-------- Collected material

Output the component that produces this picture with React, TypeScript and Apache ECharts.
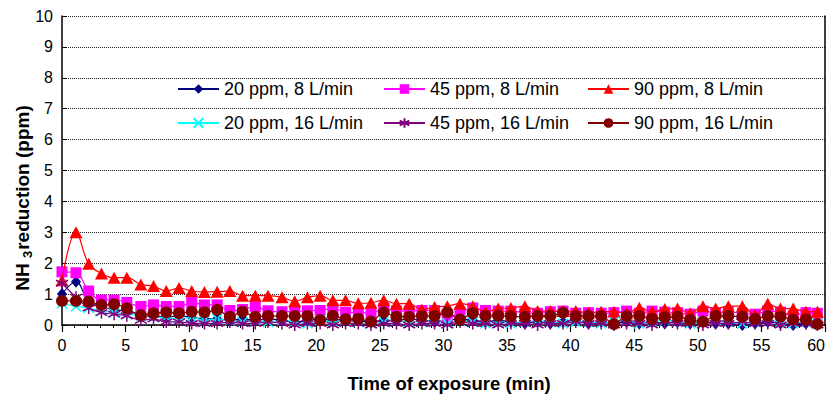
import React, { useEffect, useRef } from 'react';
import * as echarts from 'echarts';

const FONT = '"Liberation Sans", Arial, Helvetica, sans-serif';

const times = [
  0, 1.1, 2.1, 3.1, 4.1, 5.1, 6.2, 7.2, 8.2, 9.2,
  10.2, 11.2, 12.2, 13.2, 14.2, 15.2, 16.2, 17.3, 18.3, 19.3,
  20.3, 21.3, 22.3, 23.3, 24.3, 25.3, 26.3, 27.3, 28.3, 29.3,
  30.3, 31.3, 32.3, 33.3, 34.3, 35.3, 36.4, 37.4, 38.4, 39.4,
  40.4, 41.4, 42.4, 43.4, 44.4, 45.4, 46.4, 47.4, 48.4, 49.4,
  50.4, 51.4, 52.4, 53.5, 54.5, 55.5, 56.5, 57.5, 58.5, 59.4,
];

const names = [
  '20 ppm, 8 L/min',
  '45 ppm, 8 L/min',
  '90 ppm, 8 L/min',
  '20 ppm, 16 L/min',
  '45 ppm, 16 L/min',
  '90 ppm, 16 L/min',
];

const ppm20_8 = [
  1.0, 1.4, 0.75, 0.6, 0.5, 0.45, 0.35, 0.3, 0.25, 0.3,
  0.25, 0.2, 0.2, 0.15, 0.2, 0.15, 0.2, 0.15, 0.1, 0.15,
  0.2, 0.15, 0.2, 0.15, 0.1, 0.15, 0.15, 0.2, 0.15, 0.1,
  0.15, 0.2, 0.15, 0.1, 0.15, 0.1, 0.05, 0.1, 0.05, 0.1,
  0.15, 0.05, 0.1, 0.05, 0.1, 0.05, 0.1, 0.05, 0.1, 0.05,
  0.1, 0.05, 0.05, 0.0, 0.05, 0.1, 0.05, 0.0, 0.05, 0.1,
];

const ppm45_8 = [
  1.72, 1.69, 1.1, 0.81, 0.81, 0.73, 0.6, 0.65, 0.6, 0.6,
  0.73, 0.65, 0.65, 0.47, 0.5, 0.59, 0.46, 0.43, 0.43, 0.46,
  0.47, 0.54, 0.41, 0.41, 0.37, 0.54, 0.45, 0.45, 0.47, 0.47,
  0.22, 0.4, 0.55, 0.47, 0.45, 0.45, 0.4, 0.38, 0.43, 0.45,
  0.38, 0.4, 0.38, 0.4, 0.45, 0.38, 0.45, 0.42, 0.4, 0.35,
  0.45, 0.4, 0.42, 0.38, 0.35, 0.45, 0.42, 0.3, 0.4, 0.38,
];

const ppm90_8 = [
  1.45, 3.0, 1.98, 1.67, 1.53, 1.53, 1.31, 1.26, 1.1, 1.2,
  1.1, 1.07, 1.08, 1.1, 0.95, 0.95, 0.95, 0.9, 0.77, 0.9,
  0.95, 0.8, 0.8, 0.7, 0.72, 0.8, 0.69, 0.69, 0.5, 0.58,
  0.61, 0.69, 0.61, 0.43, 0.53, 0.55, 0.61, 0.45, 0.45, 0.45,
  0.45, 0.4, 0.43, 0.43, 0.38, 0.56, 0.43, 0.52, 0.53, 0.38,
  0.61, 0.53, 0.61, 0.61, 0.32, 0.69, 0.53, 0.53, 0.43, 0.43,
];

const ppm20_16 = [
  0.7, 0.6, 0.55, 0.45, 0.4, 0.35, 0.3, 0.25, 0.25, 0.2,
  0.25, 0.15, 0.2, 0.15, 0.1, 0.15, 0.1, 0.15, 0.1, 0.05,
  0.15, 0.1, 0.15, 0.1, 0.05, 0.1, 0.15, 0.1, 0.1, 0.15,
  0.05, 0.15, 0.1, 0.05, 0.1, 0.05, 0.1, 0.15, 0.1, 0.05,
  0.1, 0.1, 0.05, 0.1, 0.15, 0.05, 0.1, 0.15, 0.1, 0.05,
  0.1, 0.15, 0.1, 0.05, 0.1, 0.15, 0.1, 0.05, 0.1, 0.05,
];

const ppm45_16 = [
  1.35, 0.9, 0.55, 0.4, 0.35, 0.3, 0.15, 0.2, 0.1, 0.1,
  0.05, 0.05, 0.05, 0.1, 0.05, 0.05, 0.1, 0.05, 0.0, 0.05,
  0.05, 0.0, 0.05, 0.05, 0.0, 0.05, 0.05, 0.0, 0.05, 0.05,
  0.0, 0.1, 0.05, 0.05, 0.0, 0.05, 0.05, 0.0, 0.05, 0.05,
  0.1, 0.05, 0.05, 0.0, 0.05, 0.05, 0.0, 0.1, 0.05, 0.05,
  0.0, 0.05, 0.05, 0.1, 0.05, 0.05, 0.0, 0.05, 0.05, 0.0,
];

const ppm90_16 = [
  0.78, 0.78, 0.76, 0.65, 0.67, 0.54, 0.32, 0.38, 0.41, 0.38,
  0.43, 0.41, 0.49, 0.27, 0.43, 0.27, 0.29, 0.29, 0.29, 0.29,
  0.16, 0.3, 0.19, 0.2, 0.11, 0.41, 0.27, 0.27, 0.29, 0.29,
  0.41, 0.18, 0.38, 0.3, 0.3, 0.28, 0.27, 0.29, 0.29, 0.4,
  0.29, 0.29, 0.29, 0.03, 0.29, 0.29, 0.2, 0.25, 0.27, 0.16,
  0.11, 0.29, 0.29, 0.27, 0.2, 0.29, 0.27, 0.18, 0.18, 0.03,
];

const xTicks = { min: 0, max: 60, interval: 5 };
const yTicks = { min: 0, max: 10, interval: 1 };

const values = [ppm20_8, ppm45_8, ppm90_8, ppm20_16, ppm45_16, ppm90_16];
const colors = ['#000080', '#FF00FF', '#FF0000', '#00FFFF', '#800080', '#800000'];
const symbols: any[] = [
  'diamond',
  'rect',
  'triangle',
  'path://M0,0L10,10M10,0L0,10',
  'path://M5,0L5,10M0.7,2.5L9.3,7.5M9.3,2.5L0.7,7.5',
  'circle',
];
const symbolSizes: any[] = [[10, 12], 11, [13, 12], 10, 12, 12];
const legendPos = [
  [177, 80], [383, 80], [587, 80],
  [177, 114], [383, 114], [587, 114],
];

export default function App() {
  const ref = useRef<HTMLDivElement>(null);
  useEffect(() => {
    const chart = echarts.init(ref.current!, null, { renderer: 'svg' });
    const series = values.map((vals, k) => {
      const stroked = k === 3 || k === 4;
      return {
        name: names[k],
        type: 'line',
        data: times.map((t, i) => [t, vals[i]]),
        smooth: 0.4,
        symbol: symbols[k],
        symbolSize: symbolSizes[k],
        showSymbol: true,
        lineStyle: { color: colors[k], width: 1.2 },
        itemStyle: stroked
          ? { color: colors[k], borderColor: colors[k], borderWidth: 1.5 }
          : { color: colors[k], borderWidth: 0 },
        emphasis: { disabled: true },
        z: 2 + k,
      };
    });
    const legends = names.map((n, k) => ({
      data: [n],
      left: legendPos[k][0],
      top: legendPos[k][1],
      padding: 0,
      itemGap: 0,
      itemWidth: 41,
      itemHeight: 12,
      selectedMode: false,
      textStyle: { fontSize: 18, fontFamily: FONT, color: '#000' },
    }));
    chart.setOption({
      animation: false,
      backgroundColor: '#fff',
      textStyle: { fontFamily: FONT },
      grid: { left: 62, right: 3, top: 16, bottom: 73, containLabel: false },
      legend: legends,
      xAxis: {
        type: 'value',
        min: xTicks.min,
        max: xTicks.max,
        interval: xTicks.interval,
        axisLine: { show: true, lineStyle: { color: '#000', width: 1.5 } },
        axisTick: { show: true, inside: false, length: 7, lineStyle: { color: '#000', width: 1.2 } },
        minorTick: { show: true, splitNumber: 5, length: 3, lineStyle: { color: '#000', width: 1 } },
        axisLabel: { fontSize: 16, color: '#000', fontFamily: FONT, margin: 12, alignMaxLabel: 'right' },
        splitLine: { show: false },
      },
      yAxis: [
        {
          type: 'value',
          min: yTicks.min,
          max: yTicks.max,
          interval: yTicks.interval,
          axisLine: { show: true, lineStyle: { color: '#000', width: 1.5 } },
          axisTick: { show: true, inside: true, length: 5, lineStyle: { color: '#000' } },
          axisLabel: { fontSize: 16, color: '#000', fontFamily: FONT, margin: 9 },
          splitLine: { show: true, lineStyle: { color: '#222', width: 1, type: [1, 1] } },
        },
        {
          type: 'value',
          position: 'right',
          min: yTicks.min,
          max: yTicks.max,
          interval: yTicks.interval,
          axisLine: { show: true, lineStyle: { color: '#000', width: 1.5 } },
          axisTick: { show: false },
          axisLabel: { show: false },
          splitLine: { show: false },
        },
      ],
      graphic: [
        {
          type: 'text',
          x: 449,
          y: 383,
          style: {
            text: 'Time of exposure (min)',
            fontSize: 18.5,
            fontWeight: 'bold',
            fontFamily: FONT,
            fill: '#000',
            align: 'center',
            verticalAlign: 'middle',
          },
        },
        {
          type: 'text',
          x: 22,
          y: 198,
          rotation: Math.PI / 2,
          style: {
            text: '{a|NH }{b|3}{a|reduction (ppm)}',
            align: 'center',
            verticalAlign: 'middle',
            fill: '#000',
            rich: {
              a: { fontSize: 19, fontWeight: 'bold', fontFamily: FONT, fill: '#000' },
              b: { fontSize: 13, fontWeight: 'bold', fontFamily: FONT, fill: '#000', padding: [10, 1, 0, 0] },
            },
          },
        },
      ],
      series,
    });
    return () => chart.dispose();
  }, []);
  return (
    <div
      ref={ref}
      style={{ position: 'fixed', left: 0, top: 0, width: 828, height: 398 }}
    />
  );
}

----------------

— Task instructions —
Exactly restate the lines from the beginning of the data through the line with "Arial, Helvetica, sans-serif';", and no others, keeping pictures out.

— Answer for this exercise —
Output the component that produces this picture with React, TypeScript and Apache ECharts.
import React, { useEffect, useRef } from 'react';
import * as echarts from 'echarts';

const FONT = '"Liberation Sans", Arial, Helvetica, sans-serif';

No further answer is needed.